Exercise description
Take each line containing "chart" and report it exactly as written.

Provided data
▬▬▬▬▬▬▬▬▬▬

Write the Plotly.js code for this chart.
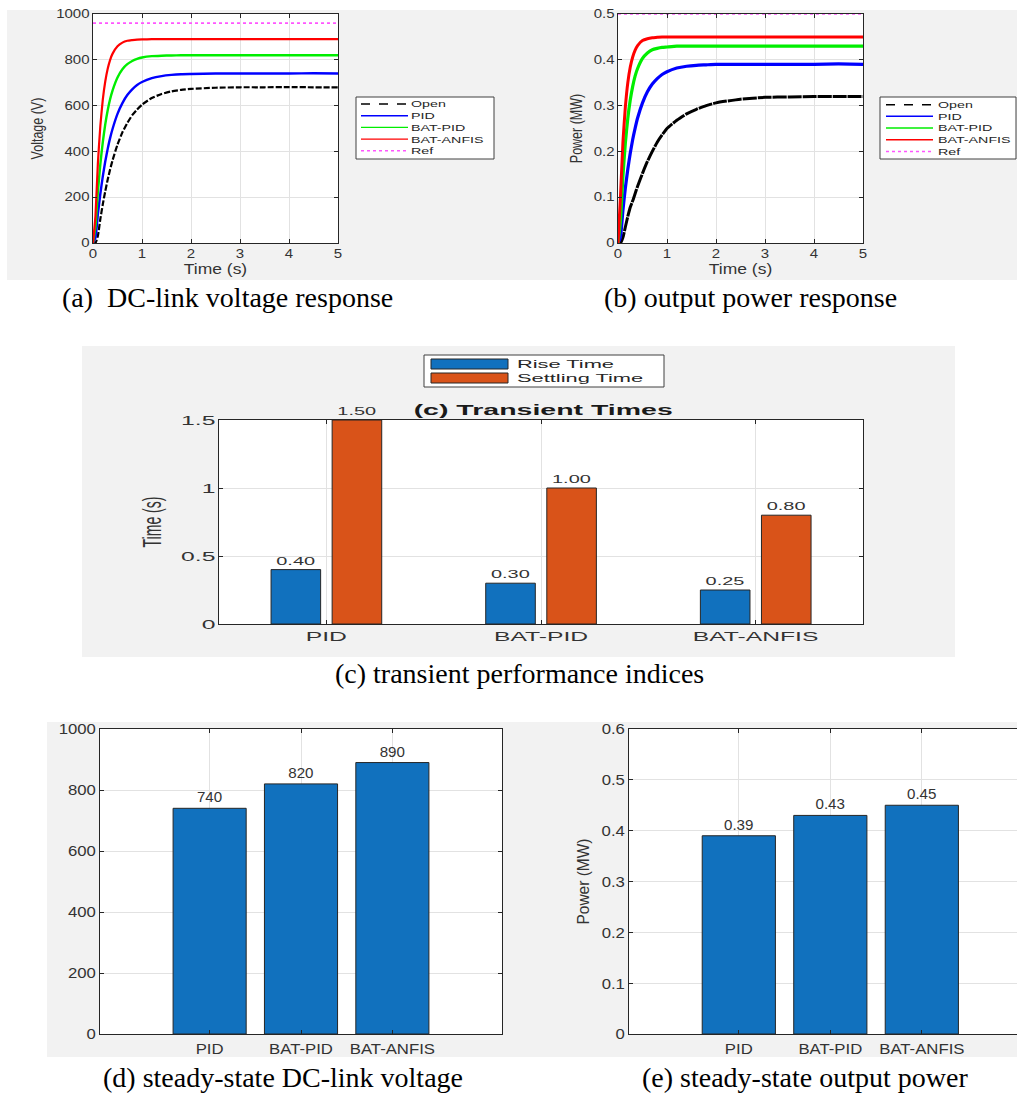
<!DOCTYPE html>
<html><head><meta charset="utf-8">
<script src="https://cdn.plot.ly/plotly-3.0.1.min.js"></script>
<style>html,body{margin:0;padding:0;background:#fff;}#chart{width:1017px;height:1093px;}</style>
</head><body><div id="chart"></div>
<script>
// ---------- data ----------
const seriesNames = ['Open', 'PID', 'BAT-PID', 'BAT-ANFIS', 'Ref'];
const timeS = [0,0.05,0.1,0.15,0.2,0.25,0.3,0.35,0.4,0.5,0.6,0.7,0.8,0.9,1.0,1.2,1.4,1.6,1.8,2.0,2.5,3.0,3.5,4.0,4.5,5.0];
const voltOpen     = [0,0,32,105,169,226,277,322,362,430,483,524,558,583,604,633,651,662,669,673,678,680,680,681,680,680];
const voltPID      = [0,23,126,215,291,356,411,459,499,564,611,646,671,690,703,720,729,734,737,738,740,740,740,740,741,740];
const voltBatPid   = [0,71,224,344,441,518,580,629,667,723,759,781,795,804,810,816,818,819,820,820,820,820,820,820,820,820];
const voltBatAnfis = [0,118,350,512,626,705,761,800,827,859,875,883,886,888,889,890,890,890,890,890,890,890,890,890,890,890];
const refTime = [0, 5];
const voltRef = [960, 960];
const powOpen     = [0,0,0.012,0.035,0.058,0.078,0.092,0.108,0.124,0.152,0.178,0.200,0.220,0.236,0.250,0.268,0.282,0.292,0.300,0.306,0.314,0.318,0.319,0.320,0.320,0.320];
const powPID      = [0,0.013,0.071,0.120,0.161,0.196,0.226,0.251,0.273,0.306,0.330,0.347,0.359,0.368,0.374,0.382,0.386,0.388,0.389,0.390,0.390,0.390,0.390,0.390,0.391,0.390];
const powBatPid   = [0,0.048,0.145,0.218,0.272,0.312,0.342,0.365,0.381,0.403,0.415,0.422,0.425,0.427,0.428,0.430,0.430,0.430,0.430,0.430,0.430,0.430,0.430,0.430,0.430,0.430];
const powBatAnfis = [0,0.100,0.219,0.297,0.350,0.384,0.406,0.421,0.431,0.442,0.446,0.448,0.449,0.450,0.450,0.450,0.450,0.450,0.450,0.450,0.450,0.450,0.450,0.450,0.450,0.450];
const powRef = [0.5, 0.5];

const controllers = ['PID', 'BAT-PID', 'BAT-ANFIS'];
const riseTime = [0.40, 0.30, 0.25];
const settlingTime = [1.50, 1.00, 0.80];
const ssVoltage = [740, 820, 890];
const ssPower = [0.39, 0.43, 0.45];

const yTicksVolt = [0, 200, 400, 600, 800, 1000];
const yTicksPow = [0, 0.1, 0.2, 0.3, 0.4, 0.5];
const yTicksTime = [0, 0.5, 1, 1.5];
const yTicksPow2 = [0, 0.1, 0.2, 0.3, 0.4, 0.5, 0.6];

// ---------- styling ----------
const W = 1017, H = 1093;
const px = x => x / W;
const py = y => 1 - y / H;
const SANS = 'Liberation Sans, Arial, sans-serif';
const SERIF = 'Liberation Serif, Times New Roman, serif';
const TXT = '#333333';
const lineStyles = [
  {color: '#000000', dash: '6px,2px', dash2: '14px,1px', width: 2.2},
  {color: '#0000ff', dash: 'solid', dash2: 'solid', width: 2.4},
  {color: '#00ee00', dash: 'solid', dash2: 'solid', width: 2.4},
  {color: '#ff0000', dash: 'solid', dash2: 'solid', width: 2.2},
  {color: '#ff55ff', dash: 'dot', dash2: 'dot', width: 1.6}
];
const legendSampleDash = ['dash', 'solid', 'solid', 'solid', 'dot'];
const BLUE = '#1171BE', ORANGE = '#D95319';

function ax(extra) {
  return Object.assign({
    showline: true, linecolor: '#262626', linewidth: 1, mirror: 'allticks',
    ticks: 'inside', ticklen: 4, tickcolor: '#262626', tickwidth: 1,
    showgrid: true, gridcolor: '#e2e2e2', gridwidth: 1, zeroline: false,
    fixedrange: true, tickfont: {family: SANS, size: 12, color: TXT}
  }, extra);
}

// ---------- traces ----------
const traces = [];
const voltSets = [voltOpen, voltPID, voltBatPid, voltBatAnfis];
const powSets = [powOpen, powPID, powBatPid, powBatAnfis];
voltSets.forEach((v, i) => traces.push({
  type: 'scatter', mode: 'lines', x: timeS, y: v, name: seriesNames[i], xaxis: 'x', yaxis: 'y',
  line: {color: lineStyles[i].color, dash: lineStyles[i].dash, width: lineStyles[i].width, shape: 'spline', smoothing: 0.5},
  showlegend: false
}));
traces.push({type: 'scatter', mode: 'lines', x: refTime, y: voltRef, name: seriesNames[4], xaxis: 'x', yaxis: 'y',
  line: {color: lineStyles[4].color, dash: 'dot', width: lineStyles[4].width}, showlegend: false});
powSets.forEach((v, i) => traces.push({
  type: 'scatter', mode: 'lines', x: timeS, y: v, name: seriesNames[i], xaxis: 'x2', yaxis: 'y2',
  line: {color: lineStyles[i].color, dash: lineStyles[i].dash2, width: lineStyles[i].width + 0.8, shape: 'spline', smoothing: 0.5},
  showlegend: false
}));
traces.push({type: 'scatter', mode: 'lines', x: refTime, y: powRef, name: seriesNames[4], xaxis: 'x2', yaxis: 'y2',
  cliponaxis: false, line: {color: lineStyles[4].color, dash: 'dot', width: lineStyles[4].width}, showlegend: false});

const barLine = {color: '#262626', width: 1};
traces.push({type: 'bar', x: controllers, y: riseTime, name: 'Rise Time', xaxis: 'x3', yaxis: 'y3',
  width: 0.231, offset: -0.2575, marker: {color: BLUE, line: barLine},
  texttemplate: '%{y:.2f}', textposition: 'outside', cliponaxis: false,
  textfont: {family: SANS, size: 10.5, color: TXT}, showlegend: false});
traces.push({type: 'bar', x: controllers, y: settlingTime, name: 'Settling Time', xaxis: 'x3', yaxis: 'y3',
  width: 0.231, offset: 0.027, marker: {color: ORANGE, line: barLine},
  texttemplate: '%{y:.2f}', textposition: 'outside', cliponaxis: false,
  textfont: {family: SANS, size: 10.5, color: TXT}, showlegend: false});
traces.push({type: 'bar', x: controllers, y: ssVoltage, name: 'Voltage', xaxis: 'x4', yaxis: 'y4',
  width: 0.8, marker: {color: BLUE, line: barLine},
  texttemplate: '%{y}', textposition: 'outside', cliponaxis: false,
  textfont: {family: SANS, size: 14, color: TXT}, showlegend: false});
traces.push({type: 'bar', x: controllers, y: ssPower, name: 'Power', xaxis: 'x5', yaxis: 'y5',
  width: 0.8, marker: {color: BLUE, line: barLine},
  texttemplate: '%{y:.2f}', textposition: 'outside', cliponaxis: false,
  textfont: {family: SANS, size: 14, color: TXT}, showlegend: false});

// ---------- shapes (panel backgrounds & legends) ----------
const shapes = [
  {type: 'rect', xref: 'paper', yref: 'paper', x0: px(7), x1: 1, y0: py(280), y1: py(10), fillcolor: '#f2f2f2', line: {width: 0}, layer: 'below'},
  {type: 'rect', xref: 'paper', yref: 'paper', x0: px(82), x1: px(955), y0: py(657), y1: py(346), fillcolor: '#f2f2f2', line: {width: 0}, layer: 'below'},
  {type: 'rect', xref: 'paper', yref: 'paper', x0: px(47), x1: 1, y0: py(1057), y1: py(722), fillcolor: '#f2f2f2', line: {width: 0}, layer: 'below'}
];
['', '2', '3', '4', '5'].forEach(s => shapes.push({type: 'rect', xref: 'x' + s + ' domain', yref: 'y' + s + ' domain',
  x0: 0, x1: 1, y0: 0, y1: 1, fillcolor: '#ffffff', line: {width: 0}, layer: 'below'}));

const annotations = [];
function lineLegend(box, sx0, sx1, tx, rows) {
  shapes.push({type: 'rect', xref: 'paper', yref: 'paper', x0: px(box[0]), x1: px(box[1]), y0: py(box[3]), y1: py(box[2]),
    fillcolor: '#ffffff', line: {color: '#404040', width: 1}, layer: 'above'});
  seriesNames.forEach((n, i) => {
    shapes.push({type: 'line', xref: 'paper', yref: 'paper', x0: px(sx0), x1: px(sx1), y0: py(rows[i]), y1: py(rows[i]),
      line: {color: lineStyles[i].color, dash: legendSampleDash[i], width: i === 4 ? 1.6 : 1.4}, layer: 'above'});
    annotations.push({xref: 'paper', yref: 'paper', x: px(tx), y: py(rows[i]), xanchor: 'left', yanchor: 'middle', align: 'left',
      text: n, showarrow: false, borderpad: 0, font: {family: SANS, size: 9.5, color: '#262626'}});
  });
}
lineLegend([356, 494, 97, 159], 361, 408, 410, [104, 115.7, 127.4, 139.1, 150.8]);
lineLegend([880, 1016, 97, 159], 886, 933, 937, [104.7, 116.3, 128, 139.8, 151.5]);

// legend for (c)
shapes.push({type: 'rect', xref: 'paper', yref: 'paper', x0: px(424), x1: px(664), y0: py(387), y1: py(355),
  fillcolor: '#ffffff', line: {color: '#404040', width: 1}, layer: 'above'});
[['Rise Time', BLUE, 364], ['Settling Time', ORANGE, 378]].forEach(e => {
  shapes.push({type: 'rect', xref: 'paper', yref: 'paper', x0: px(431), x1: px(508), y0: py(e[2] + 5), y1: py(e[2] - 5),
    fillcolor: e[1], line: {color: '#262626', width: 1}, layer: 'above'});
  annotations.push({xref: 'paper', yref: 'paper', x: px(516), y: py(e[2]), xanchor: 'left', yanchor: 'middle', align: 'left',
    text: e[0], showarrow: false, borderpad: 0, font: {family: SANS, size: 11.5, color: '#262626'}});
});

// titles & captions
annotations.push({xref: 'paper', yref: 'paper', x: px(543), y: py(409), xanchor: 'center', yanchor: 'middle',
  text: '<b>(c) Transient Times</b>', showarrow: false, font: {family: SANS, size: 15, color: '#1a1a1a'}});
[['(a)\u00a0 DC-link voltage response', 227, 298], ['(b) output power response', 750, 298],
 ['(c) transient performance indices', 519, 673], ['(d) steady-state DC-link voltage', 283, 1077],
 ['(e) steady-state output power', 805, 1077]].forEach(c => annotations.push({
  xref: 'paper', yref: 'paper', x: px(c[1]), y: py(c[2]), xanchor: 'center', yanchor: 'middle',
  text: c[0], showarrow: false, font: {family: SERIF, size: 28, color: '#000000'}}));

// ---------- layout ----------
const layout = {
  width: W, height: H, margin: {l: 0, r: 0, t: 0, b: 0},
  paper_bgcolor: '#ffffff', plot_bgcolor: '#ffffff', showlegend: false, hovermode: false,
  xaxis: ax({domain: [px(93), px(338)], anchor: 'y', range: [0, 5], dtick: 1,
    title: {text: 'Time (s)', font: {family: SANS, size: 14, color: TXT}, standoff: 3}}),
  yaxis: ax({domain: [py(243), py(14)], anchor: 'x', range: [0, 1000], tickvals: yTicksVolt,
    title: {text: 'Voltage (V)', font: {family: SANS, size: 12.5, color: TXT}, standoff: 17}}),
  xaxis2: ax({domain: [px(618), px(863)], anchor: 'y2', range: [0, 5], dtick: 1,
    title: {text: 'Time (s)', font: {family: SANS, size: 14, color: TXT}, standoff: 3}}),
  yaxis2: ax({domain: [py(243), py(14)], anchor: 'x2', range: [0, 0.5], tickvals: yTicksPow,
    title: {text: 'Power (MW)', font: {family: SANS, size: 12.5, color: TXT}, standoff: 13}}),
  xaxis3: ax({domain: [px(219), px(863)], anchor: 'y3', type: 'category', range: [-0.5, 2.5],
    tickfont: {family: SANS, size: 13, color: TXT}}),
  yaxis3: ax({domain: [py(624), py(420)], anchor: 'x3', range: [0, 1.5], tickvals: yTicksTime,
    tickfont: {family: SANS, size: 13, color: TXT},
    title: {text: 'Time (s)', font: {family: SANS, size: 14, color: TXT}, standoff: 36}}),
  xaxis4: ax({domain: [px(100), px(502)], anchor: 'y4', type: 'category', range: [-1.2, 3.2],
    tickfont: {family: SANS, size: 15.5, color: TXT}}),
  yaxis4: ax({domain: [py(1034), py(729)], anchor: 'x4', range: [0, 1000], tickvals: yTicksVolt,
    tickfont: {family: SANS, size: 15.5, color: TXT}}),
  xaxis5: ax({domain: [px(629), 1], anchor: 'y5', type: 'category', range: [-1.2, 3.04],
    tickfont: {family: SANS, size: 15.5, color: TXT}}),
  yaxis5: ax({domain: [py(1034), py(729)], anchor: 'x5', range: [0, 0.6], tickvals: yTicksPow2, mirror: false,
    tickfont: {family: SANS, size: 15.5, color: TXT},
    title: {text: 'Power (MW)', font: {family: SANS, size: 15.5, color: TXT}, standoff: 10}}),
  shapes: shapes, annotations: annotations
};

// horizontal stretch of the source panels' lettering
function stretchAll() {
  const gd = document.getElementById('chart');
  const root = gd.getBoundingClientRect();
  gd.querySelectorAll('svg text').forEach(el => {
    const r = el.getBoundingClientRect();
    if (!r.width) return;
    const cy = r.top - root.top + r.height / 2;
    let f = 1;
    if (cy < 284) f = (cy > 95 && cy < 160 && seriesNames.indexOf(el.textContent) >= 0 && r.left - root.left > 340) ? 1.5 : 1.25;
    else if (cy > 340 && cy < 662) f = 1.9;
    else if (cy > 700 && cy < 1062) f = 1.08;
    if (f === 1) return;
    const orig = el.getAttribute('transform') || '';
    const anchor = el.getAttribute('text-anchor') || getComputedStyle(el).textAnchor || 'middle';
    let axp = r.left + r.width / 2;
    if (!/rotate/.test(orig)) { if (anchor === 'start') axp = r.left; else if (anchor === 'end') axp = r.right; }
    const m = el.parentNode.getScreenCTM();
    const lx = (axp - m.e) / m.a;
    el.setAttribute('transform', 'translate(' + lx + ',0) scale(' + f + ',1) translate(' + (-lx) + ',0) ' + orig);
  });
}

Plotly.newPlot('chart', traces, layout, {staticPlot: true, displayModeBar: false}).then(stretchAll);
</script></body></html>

▬▬▬▬▬▬▬▬▬▬

Result for this exercise
Write the Plotly.js code for this chart.
<style>html,body{margin:0;padding:0;background:#fff;}#chart{width:1017px;height:1093px;}</style>
</head><body><div id="chart"></div>
  const gd = document.getElementById('chart');
Plotly.newPlot('chart', traces, layout, {staticPlot: true, displayModeBar: false}).then(stretchAll);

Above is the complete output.